There have been efforts to update RFC 4880, but the most recent one fizzled out after the folks working on it were unable to obtain any sort of consensus on the various proposals. This should perhaps serve as a cautionary tale to people currently proposing replacements.

So we have a widely-deployed standard that noone really likes. But everyone knows what happens when you try to replace a standard.

What about GnuPG?

Regardless of how you feel about RFC 4880, GnuPG’s implementation of it is no shining pinnacle of modern software development. There are a lot of valid concerns around its usability, e.g. arcane commandline options.

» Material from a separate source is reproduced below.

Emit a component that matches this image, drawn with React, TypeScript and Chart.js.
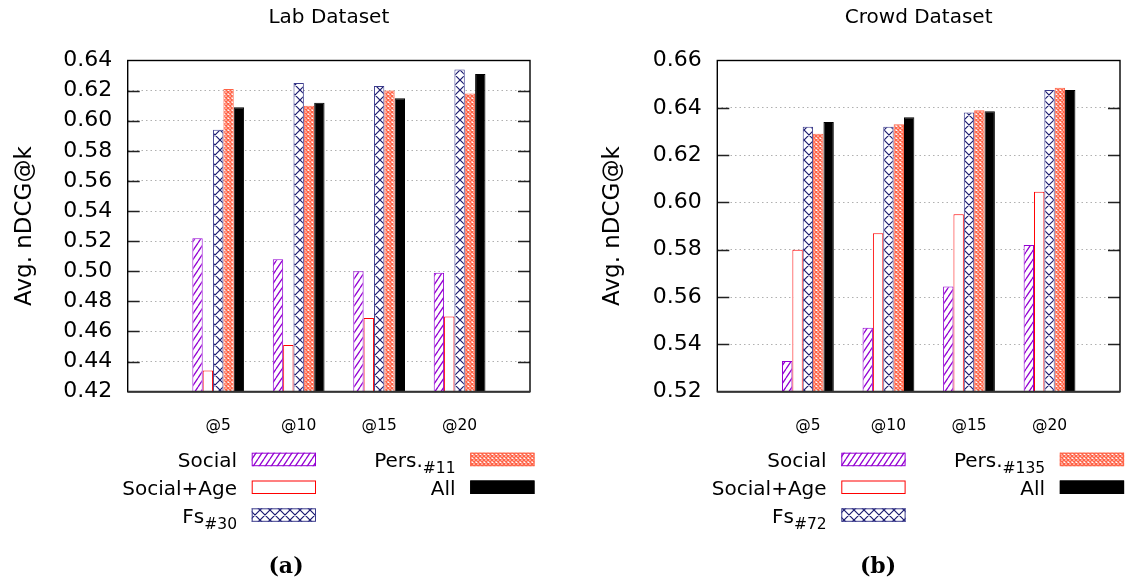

It was written as a drop-in replacement for commercial PGP implementations, which pre-date the Linux operating system.

There was a crisis a while back when the lone person maintaining GnuPG threatened to retire, until a bunch of folks stepped in with donations to help fund continuing development. The software is still being maintained, but it is definitely not thriving.

GnuPG is written in C, so a lot of us would like to see a replacement written in a modern, memory-safe language such as Rust or Go. Like any other software dating back to 1991, it’s had its share of CVEs, but it’s been many years since the last known bounds check issue. The most recent well-publicized flaw was arguably more of an issue with clients using the API, such as Enigmail, than with GnuPG itself.

But the keyservers are under attack!

I’m old, so maybe noone else remembers back when running an open SMTP mail relay was common courtesy. It’s 2019, and nobody does that any more.

Except… some widely-used keyservers blindly accept any signature uploaded to them, and relay those signatures to the others. And they don’t have any way to delete obvious spam. And they are now virtually unusable because of this design. There are some good anti-censorship reasons for this particular design choice, but there are also some bad excuses around legacy code and functional programming languages(!).

There do exist key distribution methods such as Keybase, which don’t suffer from this problem, and it’s always been possible to exchange keys out-of-band without using a keyserver. But I wish there were better open-source options here, as I don’t relish the thought of a future where we’re all beholden to commercial interestsfor our online identity.

So what does it mean to “kill PGP?”

I’m not 100% sure, which is why I wrote this post. Is anyone working on a modern, interoperable format for signing and encrypting data at rest, similar to what the IETF is doing with MLS for messages in transit? Is anyone offering to rewrite GnuPG, but maintaining compatibility with RFC 4880? Is there a better, open source, federated approach to key distribution than the current keyserver network? (My guess is this last one is probably the easiest to solve.)

Any of these seem laudable goals. I’d love to work with you on one or all of them, and I’m probably not alone in that regard. If you’re working on a solution, let me know! PGP-encrypted mail is of course welcome.